Workers at a Melksham tyre firm faced redundancy this week as around four percent of the work force lost their jobs.

Last month the company, which is based in Bath Road and employs more than 1,000 people, said it was looking to make about 47 workers redundant.

A 30-day consultation between staff, union leaders and company bosses began on May 1.

This week a spokesman for the company said: “Forty-six people from the shopfloor and engineering areas were made redundant, as announced at the beginning of May.”

One employee, who lost his job the day after he talked to the Wiltshire Times, said: “It’s a joke. A couple of people got made redundant on Monday and they let them work Saturday and Sunday, so they got a whole weekend’s work out of them and then they told them they had lost their jobs.”
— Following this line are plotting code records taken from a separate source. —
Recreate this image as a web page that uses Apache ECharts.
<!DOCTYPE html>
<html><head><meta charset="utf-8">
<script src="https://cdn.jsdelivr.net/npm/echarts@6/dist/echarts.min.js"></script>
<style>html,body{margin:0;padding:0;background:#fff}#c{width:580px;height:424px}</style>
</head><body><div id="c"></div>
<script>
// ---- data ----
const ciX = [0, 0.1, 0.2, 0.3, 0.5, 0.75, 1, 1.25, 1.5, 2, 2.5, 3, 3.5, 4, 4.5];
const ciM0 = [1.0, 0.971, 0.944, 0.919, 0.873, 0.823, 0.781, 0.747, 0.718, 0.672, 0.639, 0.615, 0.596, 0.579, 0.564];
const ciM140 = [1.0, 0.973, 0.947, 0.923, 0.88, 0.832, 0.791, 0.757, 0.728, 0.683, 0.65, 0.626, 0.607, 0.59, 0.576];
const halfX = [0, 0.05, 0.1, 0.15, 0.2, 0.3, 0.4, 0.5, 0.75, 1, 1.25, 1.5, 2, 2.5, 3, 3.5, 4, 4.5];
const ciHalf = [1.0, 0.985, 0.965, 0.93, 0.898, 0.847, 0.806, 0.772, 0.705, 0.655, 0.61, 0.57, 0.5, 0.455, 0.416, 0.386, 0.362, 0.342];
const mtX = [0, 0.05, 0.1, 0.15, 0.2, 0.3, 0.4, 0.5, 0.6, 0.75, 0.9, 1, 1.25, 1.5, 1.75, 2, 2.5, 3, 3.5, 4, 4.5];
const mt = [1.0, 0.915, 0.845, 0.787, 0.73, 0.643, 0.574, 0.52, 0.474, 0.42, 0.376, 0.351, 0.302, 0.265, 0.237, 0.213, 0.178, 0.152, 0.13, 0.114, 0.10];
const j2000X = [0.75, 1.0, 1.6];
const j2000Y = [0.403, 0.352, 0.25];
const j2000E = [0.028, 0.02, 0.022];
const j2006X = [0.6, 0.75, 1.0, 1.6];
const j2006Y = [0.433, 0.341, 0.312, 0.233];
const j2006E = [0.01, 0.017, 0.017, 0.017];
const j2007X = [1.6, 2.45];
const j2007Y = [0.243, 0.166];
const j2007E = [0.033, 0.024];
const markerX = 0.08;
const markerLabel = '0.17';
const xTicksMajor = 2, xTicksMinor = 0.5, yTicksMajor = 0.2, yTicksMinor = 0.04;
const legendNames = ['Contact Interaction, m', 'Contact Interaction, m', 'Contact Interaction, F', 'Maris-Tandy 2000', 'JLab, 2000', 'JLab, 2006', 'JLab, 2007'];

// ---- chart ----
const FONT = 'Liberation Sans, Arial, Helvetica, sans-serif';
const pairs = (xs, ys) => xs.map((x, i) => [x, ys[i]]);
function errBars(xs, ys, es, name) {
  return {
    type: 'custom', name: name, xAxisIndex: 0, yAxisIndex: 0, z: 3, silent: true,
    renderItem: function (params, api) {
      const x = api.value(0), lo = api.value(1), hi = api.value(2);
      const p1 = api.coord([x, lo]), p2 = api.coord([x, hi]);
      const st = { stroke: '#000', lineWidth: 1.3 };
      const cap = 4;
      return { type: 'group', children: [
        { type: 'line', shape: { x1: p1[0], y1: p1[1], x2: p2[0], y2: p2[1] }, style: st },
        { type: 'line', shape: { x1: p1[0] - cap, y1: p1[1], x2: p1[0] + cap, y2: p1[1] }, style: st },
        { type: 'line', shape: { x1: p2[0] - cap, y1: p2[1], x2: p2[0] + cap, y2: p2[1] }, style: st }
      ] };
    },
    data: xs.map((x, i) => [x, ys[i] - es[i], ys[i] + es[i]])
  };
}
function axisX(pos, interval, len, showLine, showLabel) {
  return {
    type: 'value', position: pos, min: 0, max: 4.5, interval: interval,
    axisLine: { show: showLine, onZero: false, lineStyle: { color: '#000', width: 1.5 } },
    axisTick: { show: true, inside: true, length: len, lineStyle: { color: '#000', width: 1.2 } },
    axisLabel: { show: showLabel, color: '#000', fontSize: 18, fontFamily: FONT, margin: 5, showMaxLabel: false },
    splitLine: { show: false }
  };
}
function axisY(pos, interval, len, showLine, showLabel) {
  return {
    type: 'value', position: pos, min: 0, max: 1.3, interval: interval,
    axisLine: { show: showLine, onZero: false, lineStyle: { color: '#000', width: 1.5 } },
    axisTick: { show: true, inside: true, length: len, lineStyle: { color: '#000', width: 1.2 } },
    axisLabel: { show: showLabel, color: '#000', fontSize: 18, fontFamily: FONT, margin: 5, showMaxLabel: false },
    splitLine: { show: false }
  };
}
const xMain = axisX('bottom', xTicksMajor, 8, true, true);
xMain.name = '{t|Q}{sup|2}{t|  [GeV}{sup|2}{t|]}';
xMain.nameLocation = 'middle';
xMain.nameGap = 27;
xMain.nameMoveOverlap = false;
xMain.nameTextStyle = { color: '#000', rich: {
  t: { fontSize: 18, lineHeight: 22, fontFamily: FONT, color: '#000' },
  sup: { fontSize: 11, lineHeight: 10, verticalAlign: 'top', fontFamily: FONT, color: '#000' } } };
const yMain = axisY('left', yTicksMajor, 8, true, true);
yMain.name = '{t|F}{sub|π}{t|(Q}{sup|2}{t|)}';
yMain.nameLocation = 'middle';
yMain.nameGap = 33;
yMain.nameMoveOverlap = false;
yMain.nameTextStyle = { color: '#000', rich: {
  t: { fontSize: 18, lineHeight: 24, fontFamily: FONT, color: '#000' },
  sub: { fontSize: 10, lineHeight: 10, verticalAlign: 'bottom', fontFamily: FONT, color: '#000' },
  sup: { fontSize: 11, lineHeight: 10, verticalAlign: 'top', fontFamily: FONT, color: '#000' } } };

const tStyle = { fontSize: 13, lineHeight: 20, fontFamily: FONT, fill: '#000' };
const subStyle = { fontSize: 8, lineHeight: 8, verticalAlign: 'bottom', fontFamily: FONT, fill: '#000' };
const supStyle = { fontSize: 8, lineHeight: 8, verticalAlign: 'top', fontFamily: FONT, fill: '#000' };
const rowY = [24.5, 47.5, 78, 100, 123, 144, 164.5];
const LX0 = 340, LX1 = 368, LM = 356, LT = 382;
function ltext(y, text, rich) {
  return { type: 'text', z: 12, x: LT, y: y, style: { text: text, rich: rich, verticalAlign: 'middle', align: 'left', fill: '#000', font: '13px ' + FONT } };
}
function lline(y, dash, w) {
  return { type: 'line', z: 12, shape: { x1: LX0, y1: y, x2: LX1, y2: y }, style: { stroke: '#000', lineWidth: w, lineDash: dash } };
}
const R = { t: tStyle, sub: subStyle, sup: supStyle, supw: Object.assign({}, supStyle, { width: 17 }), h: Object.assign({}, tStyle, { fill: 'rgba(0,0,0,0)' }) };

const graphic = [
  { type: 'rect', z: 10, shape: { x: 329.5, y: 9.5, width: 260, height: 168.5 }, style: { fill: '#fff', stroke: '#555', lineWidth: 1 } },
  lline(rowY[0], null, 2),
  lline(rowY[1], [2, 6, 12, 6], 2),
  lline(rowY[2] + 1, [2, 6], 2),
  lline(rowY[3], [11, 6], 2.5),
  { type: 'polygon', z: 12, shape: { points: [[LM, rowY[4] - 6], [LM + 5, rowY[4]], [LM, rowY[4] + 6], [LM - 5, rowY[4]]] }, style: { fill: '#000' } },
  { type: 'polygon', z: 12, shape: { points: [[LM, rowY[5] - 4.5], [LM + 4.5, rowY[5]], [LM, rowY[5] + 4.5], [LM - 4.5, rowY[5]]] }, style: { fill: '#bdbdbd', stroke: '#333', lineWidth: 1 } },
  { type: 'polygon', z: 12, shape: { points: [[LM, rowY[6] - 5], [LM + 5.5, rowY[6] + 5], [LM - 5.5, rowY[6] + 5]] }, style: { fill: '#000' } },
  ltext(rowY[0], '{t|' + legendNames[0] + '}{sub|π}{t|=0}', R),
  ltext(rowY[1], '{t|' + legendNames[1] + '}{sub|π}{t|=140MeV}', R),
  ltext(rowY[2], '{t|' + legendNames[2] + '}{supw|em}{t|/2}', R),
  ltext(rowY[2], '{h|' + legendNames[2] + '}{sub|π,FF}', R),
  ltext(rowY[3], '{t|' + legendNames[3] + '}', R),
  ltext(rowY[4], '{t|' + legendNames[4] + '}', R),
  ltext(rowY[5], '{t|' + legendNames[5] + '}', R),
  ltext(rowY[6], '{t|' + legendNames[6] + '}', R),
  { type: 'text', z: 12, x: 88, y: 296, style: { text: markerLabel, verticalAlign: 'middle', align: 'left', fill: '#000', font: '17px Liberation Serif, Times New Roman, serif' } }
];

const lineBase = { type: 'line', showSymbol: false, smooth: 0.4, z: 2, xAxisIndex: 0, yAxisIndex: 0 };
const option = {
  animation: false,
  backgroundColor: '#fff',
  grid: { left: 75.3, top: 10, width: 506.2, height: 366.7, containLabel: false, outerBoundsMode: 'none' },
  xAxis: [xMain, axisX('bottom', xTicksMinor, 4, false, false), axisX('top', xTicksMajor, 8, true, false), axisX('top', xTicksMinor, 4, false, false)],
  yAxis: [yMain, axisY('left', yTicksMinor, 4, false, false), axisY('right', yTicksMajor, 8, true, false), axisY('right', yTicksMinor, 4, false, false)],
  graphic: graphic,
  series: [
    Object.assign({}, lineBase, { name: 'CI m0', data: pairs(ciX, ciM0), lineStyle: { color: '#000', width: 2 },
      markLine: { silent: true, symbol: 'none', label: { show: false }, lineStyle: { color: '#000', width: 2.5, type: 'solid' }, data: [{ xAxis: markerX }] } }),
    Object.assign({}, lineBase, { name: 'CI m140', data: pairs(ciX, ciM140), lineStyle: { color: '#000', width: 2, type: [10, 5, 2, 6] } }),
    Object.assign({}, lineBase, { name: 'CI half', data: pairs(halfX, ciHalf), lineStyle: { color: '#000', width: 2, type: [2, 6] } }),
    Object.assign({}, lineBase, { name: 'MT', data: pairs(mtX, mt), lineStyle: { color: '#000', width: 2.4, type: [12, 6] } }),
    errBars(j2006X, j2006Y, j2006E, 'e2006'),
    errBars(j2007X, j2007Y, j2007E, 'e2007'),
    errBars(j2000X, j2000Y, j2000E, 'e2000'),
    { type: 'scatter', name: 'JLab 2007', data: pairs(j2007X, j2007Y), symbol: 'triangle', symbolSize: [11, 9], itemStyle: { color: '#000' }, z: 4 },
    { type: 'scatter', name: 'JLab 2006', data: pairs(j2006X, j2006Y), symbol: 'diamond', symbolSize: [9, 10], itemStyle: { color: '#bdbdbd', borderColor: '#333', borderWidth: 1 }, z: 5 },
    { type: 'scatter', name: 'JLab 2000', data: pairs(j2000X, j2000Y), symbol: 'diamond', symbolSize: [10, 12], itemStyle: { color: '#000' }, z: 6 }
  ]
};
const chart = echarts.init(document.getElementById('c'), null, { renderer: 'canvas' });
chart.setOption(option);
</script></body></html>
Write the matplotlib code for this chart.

The man, who has worked for the Avon for seven years and did not want to be named, said: “They called me in to the office and handed me my letter.

“It was really badly done and no one is happy about it. They picked us out by saying ‘you and you and you’ so everyone knew who was going.

“My redundancy pay was a joke. It works out at about £1-a-day. I am going to have no money now until I get my cheque through and I have got a mortgage to pay.

“It’s not going to get us anywhere by having a moan about it but after all these years of service they only spent five minutes to tell me that I am out.

“They promised us that if we had all these shutdowns there wouldn’t be any redundancies.”

Last month workers were warned the company risked becoming uncompetitive.